··· Record set

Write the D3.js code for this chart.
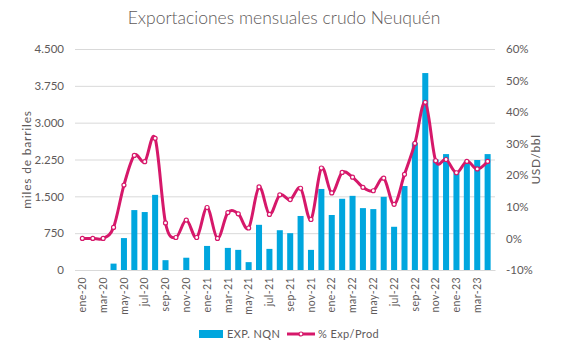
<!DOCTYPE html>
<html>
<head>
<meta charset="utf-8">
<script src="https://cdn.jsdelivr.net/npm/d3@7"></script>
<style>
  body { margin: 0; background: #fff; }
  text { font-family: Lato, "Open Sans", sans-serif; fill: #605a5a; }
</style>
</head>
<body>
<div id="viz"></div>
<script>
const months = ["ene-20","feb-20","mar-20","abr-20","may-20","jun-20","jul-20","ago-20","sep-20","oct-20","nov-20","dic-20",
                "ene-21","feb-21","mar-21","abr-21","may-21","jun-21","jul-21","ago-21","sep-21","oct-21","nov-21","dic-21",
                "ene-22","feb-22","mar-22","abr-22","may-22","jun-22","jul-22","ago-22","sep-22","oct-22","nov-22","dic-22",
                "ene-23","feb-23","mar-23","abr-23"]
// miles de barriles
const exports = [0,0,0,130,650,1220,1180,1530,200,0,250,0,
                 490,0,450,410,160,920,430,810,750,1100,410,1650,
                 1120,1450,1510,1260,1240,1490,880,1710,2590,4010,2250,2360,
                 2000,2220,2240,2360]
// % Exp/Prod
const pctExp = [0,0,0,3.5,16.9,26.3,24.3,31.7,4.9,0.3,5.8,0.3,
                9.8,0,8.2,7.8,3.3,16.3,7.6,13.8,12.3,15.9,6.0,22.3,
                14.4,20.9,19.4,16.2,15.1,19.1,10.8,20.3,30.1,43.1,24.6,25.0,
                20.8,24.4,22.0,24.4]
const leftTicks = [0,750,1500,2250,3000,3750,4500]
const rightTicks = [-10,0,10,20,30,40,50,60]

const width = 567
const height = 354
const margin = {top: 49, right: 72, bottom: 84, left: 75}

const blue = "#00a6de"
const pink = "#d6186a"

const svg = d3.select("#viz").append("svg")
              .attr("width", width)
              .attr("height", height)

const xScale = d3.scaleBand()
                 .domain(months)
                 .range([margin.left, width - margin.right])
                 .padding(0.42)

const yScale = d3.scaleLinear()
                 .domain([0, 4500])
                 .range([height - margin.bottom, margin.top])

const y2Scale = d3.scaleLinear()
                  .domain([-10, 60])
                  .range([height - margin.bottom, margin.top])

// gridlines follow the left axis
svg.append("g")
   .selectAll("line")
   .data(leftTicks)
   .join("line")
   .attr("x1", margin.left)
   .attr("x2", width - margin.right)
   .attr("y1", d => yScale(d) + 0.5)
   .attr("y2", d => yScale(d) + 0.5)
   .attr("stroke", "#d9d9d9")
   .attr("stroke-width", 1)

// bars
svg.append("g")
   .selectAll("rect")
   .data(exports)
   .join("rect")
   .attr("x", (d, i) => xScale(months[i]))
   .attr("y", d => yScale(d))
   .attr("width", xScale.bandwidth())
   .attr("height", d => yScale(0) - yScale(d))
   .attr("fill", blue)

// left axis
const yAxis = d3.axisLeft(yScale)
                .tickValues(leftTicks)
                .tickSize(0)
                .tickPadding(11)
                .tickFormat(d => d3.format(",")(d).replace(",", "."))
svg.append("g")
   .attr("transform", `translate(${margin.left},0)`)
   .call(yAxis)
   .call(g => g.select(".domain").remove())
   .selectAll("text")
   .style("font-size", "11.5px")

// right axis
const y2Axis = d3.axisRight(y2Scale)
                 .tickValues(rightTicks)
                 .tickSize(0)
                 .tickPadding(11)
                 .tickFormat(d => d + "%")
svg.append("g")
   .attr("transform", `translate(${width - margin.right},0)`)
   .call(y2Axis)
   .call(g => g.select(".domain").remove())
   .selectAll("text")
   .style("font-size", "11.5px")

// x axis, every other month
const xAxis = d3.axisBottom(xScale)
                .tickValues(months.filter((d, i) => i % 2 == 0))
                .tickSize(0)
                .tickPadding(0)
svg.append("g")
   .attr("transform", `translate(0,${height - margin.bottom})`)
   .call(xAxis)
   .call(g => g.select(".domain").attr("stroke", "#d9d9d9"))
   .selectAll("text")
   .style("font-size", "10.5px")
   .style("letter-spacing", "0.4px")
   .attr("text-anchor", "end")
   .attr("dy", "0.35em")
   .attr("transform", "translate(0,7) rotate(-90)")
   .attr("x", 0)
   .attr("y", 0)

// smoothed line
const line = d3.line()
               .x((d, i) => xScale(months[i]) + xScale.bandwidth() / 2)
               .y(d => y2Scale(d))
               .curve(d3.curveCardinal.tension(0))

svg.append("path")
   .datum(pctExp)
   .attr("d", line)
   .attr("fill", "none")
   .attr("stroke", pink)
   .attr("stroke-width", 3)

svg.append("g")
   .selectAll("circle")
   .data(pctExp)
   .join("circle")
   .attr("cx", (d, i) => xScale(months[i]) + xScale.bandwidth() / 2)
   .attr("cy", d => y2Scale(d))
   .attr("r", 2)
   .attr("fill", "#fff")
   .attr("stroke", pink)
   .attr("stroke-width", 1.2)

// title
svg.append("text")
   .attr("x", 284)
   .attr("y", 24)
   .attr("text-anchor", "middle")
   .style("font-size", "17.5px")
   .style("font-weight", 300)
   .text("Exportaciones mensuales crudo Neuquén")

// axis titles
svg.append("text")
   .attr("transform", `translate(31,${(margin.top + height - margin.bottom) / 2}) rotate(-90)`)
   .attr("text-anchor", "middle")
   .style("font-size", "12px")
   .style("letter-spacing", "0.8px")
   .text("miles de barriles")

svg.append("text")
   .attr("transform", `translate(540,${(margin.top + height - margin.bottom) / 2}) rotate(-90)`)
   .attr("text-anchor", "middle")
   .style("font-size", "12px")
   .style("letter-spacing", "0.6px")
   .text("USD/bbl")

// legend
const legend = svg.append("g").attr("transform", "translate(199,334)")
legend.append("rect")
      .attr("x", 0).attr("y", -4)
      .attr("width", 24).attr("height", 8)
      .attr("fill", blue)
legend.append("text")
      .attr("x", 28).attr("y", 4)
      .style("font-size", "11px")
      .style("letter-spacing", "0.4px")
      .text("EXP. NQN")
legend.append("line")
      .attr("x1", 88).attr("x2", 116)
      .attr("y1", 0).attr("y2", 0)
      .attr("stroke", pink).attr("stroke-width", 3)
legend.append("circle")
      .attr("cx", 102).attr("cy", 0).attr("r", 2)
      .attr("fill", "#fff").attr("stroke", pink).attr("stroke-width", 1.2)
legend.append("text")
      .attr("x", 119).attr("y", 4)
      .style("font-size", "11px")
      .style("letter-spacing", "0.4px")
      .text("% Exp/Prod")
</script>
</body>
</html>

······
··· Record set

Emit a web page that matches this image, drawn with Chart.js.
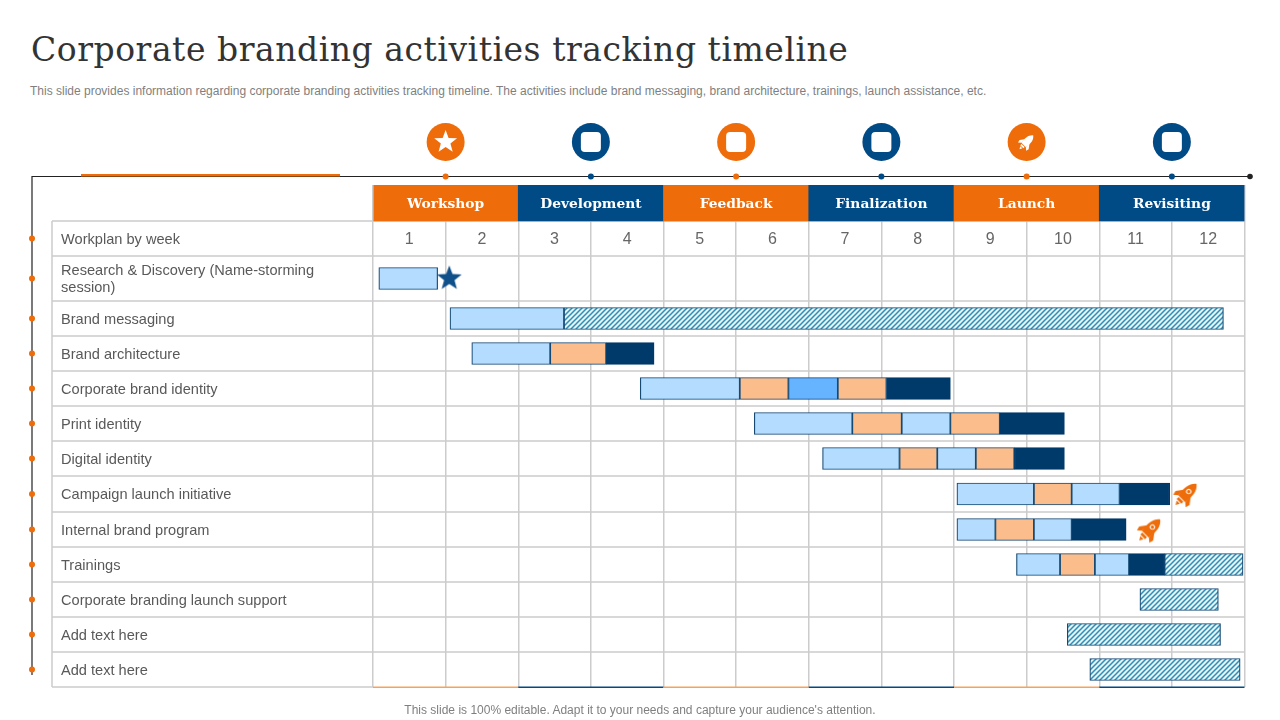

······
··· Record set

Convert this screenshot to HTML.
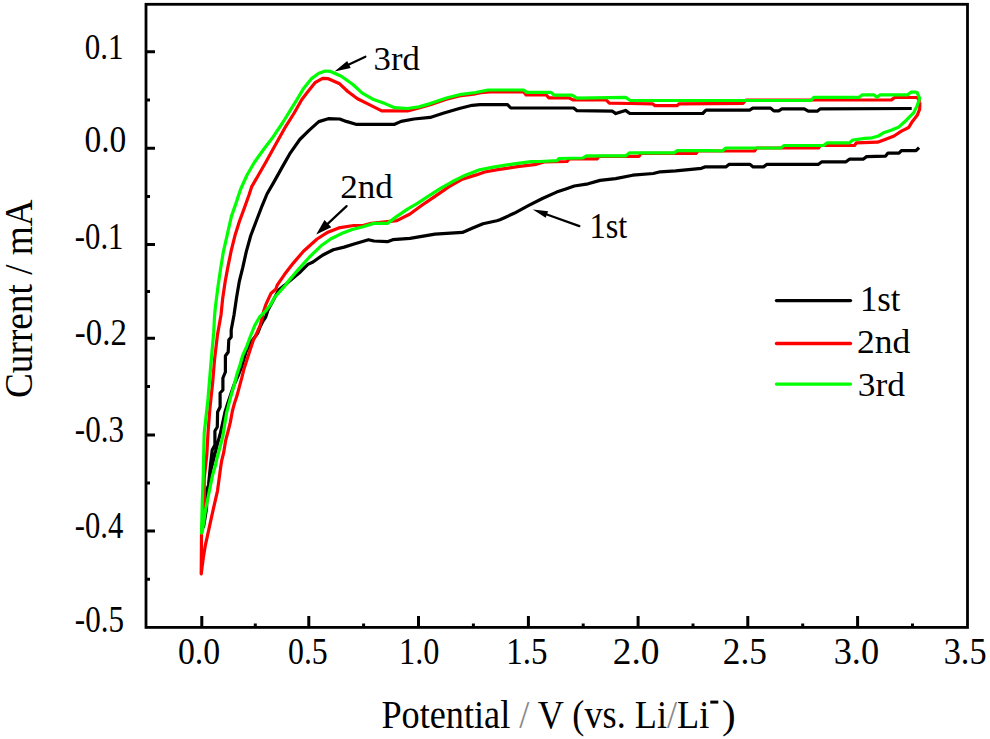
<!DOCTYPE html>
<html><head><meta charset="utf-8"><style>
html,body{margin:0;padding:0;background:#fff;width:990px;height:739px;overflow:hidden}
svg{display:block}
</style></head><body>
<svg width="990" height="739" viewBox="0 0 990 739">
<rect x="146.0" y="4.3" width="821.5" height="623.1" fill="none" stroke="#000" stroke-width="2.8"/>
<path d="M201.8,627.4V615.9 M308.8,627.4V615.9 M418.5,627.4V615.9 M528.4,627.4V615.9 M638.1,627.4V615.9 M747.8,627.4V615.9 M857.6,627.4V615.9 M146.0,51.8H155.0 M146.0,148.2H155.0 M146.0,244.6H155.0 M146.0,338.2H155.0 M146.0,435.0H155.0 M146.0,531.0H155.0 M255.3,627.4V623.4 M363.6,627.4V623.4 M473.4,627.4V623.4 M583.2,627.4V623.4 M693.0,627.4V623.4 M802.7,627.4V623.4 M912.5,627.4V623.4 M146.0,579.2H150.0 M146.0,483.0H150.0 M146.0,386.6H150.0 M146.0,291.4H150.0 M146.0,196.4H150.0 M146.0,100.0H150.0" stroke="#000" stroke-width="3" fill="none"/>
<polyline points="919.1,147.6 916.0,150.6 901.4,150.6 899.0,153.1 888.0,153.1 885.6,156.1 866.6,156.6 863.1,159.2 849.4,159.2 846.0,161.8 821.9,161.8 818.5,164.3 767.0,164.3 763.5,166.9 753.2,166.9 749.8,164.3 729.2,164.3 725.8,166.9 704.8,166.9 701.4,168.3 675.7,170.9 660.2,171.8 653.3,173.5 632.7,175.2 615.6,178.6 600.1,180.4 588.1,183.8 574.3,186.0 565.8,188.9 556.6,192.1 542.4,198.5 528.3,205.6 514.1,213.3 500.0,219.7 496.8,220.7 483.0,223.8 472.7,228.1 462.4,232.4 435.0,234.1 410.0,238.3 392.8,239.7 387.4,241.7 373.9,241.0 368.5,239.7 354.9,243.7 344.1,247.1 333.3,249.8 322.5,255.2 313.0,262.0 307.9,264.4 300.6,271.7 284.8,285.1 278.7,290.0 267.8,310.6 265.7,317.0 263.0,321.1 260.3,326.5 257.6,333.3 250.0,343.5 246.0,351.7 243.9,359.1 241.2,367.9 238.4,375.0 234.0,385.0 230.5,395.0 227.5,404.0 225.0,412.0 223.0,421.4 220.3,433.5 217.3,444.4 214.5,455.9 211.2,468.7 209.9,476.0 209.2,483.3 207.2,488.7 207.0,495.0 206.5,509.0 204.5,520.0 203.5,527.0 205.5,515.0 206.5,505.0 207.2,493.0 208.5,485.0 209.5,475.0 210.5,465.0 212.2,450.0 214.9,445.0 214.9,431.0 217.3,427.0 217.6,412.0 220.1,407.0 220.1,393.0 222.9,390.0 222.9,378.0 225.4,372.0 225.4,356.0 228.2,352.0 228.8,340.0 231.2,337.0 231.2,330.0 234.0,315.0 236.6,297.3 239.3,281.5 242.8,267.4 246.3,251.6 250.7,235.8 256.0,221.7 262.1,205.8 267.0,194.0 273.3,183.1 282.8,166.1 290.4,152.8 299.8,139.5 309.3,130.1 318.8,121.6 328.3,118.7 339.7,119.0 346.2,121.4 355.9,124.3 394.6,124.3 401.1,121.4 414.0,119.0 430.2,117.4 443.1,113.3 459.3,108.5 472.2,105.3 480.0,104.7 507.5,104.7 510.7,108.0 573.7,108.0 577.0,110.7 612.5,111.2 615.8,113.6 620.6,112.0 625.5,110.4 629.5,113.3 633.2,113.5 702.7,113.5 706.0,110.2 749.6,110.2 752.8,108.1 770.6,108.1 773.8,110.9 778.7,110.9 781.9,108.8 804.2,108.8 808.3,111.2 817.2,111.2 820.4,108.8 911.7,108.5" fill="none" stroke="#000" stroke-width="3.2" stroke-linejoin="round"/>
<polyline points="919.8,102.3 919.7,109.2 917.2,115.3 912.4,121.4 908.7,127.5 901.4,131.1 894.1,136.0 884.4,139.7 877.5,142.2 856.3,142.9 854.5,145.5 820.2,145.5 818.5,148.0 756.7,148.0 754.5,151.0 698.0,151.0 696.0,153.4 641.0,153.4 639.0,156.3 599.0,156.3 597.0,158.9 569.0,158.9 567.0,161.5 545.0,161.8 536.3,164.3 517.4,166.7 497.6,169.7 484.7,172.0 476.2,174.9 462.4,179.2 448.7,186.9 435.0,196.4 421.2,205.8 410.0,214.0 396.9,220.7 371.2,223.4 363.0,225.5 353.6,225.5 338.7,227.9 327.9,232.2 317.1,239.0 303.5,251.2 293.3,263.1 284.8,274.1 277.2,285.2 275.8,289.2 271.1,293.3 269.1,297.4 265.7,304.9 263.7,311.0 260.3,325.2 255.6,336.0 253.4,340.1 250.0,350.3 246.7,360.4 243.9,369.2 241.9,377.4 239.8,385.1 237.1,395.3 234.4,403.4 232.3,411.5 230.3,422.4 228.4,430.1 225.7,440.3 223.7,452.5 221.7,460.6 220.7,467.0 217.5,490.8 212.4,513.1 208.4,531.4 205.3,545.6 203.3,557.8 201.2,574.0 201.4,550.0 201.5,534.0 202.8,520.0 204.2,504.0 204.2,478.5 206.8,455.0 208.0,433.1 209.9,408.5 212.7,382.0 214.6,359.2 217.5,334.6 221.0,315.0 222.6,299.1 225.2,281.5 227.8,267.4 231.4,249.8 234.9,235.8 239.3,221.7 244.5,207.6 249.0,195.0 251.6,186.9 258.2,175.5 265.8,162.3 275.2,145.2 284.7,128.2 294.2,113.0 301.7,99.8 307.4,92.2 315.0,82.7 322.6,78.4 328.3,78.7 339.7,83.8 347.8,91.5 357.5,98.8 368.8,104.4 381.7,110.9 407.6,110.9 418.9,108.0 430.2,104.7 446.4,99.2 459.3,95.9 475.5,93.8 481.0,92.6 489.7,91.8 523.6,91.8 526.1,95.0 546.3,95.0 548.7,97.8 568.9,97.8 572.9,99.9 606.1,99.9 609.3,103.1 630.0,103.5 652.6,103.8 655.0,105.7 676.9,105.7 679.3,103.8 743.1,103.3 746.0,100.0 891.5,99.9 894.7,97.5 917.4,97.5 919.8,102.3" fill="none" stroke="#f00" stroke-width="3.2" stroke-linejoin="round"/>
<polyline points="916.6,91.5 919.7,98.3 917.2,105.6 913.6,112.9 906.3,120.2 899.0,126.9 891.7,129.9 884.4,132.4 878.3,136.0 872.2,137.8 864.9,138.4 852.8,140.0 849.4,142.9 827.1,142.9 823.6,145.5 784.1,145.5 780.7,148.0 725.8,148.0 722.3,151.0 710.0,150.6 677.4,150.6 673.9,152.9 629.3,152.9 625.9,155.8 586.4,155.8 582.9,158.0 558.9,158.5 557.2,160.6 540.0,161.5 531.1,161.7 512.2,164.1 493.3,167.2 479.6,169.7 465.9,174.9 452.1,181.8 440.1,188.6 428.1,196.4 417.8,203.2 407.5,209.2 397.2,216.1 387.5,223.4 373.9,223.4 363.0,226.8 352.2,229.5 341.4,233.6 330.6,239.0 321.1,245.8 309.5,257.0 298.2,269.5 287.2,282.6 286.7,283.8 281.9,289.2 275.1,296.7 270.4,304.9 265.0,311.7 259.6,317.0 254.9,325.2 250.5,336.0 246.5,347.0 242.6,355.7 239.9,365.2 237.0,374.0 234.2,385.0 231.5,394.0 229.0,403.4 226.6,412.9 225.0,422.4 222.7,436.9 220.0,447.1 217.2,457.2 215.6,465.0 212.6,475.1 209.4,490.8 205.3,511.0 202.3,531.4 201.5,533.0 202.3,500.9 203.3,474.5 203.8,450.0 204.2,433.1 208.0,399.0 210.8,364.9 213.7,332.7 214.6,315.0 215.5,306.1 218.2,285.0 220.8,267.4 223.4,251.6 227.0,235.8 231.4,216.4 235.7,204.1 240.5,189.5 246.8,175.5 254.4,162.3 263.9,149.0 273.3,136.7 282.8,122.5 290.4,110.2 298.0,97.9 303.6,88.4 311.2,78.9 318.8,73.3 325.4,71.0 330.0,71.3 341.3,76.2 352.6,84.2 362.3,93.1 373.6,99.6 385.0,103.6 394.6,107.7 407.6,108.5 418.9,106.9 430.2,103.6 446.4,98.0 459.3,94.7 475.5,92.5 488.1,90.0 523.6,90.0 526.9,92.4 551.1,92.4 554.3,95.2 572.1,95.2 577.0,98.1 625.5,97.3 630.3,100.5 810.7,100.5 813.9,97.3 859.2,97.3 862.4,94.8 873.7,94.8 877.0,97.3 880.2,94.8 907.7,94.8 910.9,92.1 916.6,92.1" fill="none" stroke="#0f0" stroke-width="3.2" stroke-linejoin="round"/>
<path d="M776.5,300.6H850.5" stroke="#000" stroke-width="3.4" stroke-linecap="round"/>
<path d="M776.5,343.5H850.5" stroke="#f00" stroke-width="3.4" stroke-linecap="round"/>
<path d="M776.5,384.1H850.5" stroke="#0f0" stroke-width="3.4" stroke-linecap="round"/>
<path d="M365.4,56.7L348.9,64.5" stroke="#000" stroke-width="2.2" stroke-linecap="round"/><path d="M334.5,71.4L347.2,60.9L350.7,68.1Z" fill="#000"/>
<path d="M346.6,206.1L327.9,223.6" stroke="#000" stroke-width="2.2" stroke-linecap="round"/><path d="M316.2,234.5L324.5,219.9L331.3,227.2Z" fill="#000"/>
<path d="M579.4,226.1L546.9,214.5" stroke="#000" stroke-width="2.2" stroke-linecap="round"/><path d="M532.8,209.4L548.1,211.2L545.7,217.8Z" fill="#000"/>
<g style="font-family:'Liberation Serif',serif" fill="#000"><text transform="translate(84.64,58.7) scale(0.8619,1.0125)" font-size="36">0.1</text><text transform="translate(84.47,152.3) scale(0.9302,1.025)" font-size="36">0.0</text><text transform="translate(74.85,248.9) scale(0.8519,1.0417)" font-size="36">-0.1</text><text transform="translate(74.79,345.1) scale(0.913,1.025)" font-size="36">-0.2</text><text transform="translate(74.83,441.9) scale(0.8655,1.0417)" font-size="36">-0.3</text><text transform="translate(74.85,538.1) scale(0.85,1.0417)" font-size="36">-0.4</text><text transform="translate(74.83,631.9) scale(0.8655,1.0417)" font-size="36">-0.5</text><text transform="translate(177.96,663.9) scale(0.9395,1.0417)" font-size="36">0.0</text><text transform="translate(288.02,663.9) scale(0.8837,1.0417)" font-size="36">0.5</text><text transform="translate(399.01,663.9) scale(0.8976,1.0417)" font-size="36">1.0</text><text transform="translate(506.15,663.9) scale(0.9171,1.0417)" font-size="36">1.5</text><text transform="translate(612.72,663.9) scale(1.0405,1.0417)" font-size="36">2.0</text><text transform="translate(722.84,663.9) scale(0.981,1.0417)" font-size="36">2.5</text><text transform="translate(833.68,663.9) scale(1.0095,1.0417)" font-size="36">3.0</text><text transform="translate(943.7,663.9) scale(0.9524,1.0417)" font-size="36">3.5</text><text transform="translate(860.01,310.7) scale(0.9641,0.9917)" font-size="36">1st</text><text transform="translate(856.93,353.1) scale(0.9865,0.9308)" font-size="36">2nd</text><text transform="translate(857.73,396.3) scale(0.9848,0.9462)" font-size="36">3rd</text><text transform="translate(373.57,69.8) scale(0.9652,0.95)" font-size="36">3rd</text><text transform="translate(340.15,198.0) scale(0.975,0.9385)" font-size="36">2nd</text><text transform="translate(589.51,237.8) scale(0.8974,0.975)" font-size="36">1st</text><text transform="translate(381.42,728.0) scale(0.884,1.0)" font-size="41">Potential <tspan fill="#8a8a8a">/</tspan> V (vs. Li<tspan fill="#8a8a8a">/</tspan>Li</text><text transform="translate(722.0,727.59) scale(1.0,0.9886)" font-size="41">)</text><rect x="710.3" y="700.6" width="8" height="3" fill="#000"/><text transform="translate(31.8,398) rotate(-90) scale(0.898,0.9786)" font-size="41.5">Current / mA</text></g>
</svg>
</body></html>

······

## What to produce:
Filter the entries and copy out every line with the word "this".

## Result:
Write the D3.js code for this chart.
Emit a web page that matches this image, drawn with Chart.js.
Convert this screenshot to HTML.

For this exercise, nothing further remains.